= Stated task =
In the lines below, output everything from the first line through the line containing "62.0, 58.5]" exactly as it is. Pictures are not part of the output.

= Material =

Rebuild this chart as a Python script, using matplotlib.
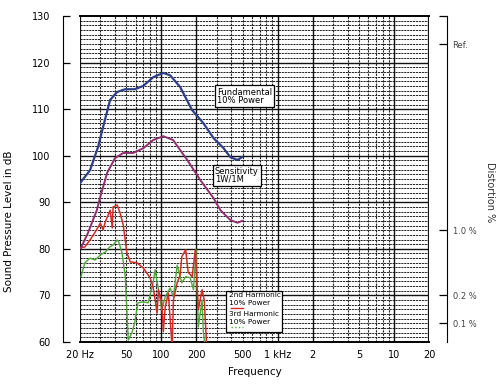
import matplotlib.pyplot as plt
import numpy as np
from matplotlib.patches import Rectangle
from matplotlib.ticker import FixedLocator, NullLocator

# frequency response
fund_hz = [20, 24.4, 28.6, 31.6, 36.3, 41.7, 48.9, 59.2, 69.8, 85.4, 104, 119,
           145, 184, 230, 281, 341, 392, 451, 494]
fund_db = [94.1, 96.9, 101.9, 106.2, 112.0, 113.7, 114.3, 114.3, 115.0, 116.9,
           117.8, 117.3, 114.8, 109.8, 107.0, 103.8, 101.7, 99.7, 99.1, 99.7]

sens_hz = [20.4, 23.4, 27.9, 29.9, 34.2, 40, 47.1, 57.3, 69.8, 85.4, 104, 126,
           167, 216, 281, 322, 392, 451, 494]
sens_db = [80.2, 83.4, 88.3, 91.2, 96.3, 99.5, 100.6, 100.6, 101.6, 103.4,
           104.2, 103.4, 99.1, 94.8, 90.9, 88.3, 86.2, 85.6, 86.0]

h2_hz = [20, 22, 24.4, 27, 29.9, 31.6, 33, 36.3, 37.9, 38.5, 41.7, 44.2, 47.1,
         50.6, 54.1, 61.8, 69.8, 80, 85, 88.5, 92, 94.5, 101, 104, 108, 115,
         124, 127, 137, 145, 150, 162, 170, 184, 196, 208, 224, 234, 246]
h2_db = [80.2, 80.4, 81.9, 83.6, 85.5, 84.1, 85.8, 88.3, 84.5, 89.0, 89.4,
         87.7, 85.1, 79.1, 77.2, 77.0, 75.9, 73.8, 71.8, 69.0, 66.2, 71.2,
         68.4, 62.2, 67.5, 70.5, 58.5, 69.0, 72.7, 74.4, 78.3, 79.8, 75.0,
         74.0, 79.8, 66.9, 71.2, 69.0, 58.5]

h3_hz = [20.4, 22, 24.4, 27, 30, 33, 36, 38.5, 41.7, 43, 46, 49, 52, 56, 59,
         63, 70, 77, 85, 88.5, 94.5, 101, 108, 119, 127, 137, 150, 162, 177,
         189, 199, 208, 224, 230, 240]
h3_db = [74.0, 77.0, 78.0, 77.6, 78.7, 79.3, 80.4, 80.8, 81.9, 81.5, 79.1,
         74.0, 60.4, 62.0, 64.1, 68.4, 68.6, 68.4, 72.7, 75.5, 71.2, 66.9,
         69.7, 71.6, 69.7, 76.5, 72.7, 74.0, 73.8, 71.2, 79.8, 63.2, 69.0,
         62.0, 58.5]

x_ticks = [20, 50, 100, 200, 500, 1000, 2000, 5000, 10000, 20000]
x_labels = ["20 Hz", "50", "100", "200", "500", "1 kHz", "2", "5", "10", "20"]
y_ticks = [60, 70, 80, 90, 100, 110, 120, 130]
dist_ticks = [64, 70, 84, 124]
dist_labels = ["0.1 %", "0.2 %", "1.0 %", "Ref."]

fig = plt.figure(figsize=(5, 3.85), dpi=100)
ax = fig.add_axes([0.16, 0.112, 0.698, 0.846])
ax.set_xscale("log")
ax.set_xlim(20, 20000)
ax.set_ylim(60, 130)

# grid
for d in range(61, 130):
    if d % 10:
        ax.axhline(d, color="#222222", lw=0.7, dashes=(2.2, 0.8), zorder=1)
for d in range(70, 130, 10):
    ax.axhline(d, color="#111111", lw=1.0, zorder=1)
for dec in [10, 100, 1000, 10000]:
    for m in range(2, 10):
        f = dec * m
        if 20 < f < 20000:
            if m == 2:
                ax.axvline(f, color="#111111", lw=1.0, zorder=1)
            else:
                ax.axvline(f, color="#222222", lw=0.8, dashes=(2, 1), zorder=1)
for f in [100, 1000, 10000]:
    ax.axvline(f, color="#111111", lw=1.0, zorder=1)
ax.axvline(20, color="#111111", lw=1.6, zorder=1)
ax.axvline(20000, color="#111111", lw=1.6, zorder=1)

ax.plot(fund_hz, fund_db, color="#2f3f88", lw=1.6, zorder=4)
ax.plot(sens_hz, sens_db, color="#8f2f70", lw=1.4, zorder=4)
ax.plot(h3_hz, h3_db, color="#4fa53c", lw=1.0, zorder=3)
ax.plot(h2_hz, h2_db, color="#d42a25", lw=1.1, zorder=3)

box = dict(boxstyle="square,pad=0.25", fc="white", ec="black", lw=0.9)
ax.text(300, 112.8, "Fundamental\n10% Power", fontsize=6, ha="left", va="center",
        linespacing=0.9, bbox=box, zorder=6)
ax.text(288, 95.8, "Sensitivity\n1W/1M", fontsize=6, ha="left", va="center",
        linespacing=0.9, bbox=box, zorder=6)

# harmonic legend box
ax.add_patch(Rectangle((362, 62.2), 1086 - 362, 71.0 - 62.2, fc="white", ec="black",
                       lw=0.9, zorder=6))
for txt, yy in [("2nd Harmonic", 70.0), ("10% Power", 68.4),
                ("3rd Harmonic", 65.9), ("10% Power", 64.3)]:
    ax.text(385, yy, txt, fontsize=5.3, ha="left", va="center", zorder=7)
ax.plot([394, 506], [67.2, 67.2], color="#d42a25", lw=1.0, zorder=8)
ax.plot([394, 506], [63.1, 63.1], color="#4fa53c", lw=1.0, ls=":", zorder=8)

ax.xaxis.set_major_locator(FixedLocator(x_ticks))
ax.xaxis.set_minor_locator(NullLocator())
ax.set_xticklabels(x_labels)
ax.tick_params(axis="x", length=0, pad=6, labelsize=7)
ax.set_yticks(y_ticks)
ax.tick_params(axis="y", direction="in", length=5, width=0.9, pad=9.5, labelsize=7)
ax.spines["left"].set_position(("outward", 12))
ax.spines["right"].set_visible(False)
ax.spines["top"].set_linewidth(1.4)
ax.spines["bottom"].set_linewidth(1.4)
ax.set_xlabel("Frequency", fontsize=7.5, labelpad=5)
ax.set_ylabel("Sound Pressure Level in dB", fontsize=7.5)
ax.yaxis.set_label_coords(-0.19, 0.37)

ax2 = ax.twinx()
ax2.set_ylim(60, 130)
ax2.set_yticks(dist_ticks + [130])
ax2.set_yticklabels(dist_labels + [""])
ax2.tick_params(axis="y", direction="in", length=6, width=0.9, pad=4, labelsize=6,
                labelcolor="#444444")
ax2.spines["right"].set_position(("outward", 13))
for s in ["left", "top", "bottom"]:
    ax2.spines[s].set_visible(False)
ax2.set_ylabel("Distortion %", fontsize=7, rotation=-90, color="#333333")
ax2.yaxis.set_label_coords(1.19, 0.46)

fig.savefig("out.png", dpi=100)
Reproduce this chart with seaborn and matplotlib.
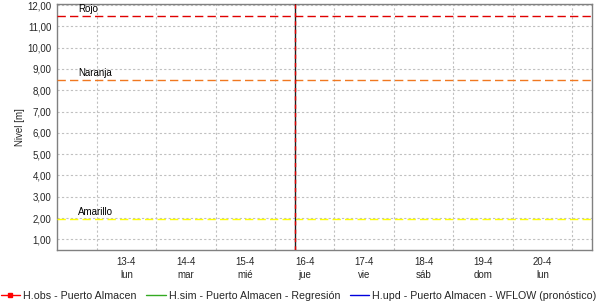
import numpy as np
import pandas as pd
import matplotlib
matplotlib.use("Agg")
import matplotlib.pyplot as plt
import seaborn as sns
from matplotlib.ticker import FixedLocator, MultipleLocator, FuncFormatter

sns.set_theme(style="white")
plt.rcParams['font.family'] = ['Liberation Sans', 'DejaVu Sans']

# ---- data ----
day_labels = ["13-4", "14-4", "15-4", "16-4", "17-4", "18-4", "19-4", "20-4"]
weekday_labels = ["lun", "mar", "mié", "jue", "vie", "sáb", "dom", "lun"]
threshold_names = ["Rojo", "Naranja", "Amarillo"]
threshold_values = [11.5, 8.5, 1.95]
threshold_colors = ["#e00000", "#f07820", "#ffff00"]
now_day = 4 + 8 / 24          # 16-4 08:00 (days from 12-4 00:00)
x_start = now_day - 4
x_end = now_day + 5
y_ticks = [1, 2, 3, 4, 5, 6, 7, 8, 9, 10, 11, 12]
series_names = ["H.obs - Puerto Almacen",
                "H.sim - Puerto Almacen - Regresión",
                "H.upd - Puerto Almacen - WFLOW (pronóstico)"]
series_colors = ["#ff0000", "#33aa22", "#0000dd"]
obs_t, obs_v = [], []
sim_t, sim_v = [], []
upd_t, upd_v = [], []

fig = plt.figure(figsize=(6.0, 3.06), dpi=100)
ax = fig.add_axes([57 / 600, 1 - 250 / 306, 535 / 600, 246 / 306])

df = pd.concat([
    pd.DataFrame({"t": obs_t, "v": obs_v, "s": series_names[0]}),
    pd.DataFrame({"t": sim_t, "v": sim_v, "s": series_names[1]}),
    pd.DataFrame({"t": upd_t, "v": upd_v, "s": series_names[2]}),
])
handles = []
for name, col, mk in zip(series_names, series_colors, ["s", None, None]):
    sub = df[df["s"] == name]
    sns.lineplot(x=sub["t"].astype(float), y=sub["v"].astype(float), ax=ax,
                 color=col, lw=1)
    h, = ax.plot([], [], color=col, lw=1, marker=mk, markersize=3)
    handles.append(h)

for name, val, col in zip(threshold_names, threshold_values, threshold_colors):
    ax.axhline(val, color=col, lw=1, ls=(0, (6, 3)), zorder=3)
    ax.text(x_start + 21 / 59.4, val + 0.08, name, fontsize=7, color="black",
            ha="left", va="bottom", zorder=4)

ax.axvline(now_day, color="#202020", lw=1, zorder=4)
ax.axvline(now_day, color="#e00000", lw=1, ls=(0, (3, 3)), zorder=5)

ax.set_xlim(x_start, x_end)
ax.set_ylim(0.5, 12.05)

ax.yaxis.set_major_locator(FixedLocator(y_ticks))
ax.yaxis.set_major_formatter(FuncFormatter(lambda v, p: f"{v:.2f}".replace(".", ",")))

ax.xaxis.set_major_locator(FixedLocator(np.arange(1, 10)))
ax.xaxis.set_minor_locator(MultipleLocator(0.125))
ax.set_xticklabels([])
ax.tick_params(axis="x", which="major", length=0)
ax.tick_params(axis="x", which="minor", length=2, width=0.8, color="#404040", direction="out")
ax.tick_params(axis="y", which="major", length=2, width=0.8, color="#404040",
               direction="out", labelsize=7, pad=2)
for i, (d, w) in enumerate(zip(day_labels, weekday_labels)):
    ax.text(i + 1.5, -0.03, f"{d}\n{w}", transform=ax.get_xaxis_transform(),
            ha="center", va="top", fontsize=7, linespacing=1.3)

ax.grid(True, which="major", color="#c0c0c0", lw=0.8, ls=(0, (2, 2)))
for s in ax.spines.values():
    s.set_color("#808080")
    s.set_linewidth(1)
ax.set_xlabel("")
ax.set_ylabel("Nivel [m]", fontsize=7, labelpad=2)

fig.legend(handles, series_names, loc="center", bbox_to_anchor=(0.498, 1 - 296 / 306),
           ncol=3, frameon=False, fontsize=7.7, handlelength=1.8, handletextpad=0.3,
           columnspacing=0.9)

fig.savefig("out.png", dpi=100)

= Full output =
Rebuild this chart as a Python script, using matplotlib.
import matplotlib.pyplot as plt
import numpy as np
from matplotlib.patches import Rectangle
from matplotlib.ticker import FixedLocator, NullLocator

# frequency response
fund_hz = [20, 24.4, 28.6, 31.6, 36.3, 41.7, 48.9, 59.2, 69.8, 85.4, 104, 119,
           145, 184, 230, 281, 341, 392, 451, 494]
fund_db = [94.1, 96.9, 101.9, 106.2, 112.0, 113.7, 114.3, 114.3, 115.0, 116.9,
           117.8, 117.3, 114.8, 109.8, 107.0, 103.8, 101.7, 99.7, 99.1, 99.7]

sens_hz = [20.4, 23.4, 27.9, 29.9, 34.2, 40, 47.1, 57.3, 69.8, 85.4, 104, 126,
           167, 216, 281, 322, 392, 451, 494]
sens_db = [80.2, 83.4, 88.3, 91.2, 96.3, 99.5, 100.6, 100.6, 101.6, 103.4,
           104.2, 103.4, 99.1, 94.8, 90.9, 88.3, 86.2, 85.6, 86.0]

h2_hz = [20, 22, 24.4, 27, 29.9, 31.6, 33, 36.3, 37.9, 38.5, 41.7, 44.2, 47.1,
         50.6, 54.1, 61.8, 69.8, 80, 85, 88.5, 92, 94.5, 101, 104, 108, 115,
         124, 127, 137, 145, 150, 162, 170, 184, 196, 208, 224, 234, 246]
h2_db = [80.2, 80.4, 81.9, 83.6, 85.5, 84.1, 85.8, 88.3, 84.5, 89.0, 89.4,
         87.7, 85.1, 79.1, 77.2, 77.0, 75.9, 73.8, 71.8, 69.0, 66.2, 71.2,
         68.4, 62.2, 67.5, 70.5, 58.5, 69.0, 72.7, 74.4, 78.3, 79.8, 75.0,
         74.0, 79.8, 66.9, 71.2, 69.0, 58.5]

h3_hz = [20.4, 22, 24.4, 27, 30, 33, 36, 38.5, 41.7, 43, 46, 49, 52, 56, 59,
         63, 70, 77, 85, 88.5, 94.5, 101, 108, 119, 127, 137, 150, 162, 177,
         189, 199, 208, 224, 230, 240]
h3_db = [74.0, 77.0, 78.0, 77.6, 78.7, 79.3, 80.4, 80.8, 81.9, 81.5, 79.1,
         74.0, 60.4, 62.0, 64.1, 68.4, 68.6, 68.4, 72.7, 75.5, 71.2, 66.9,
         69.7, 71.6, 69.7, 76.5, 72.7, 74.0, 73.8, 71.2, 79.8, 63.2, 69.0,
         62.0, 58.5]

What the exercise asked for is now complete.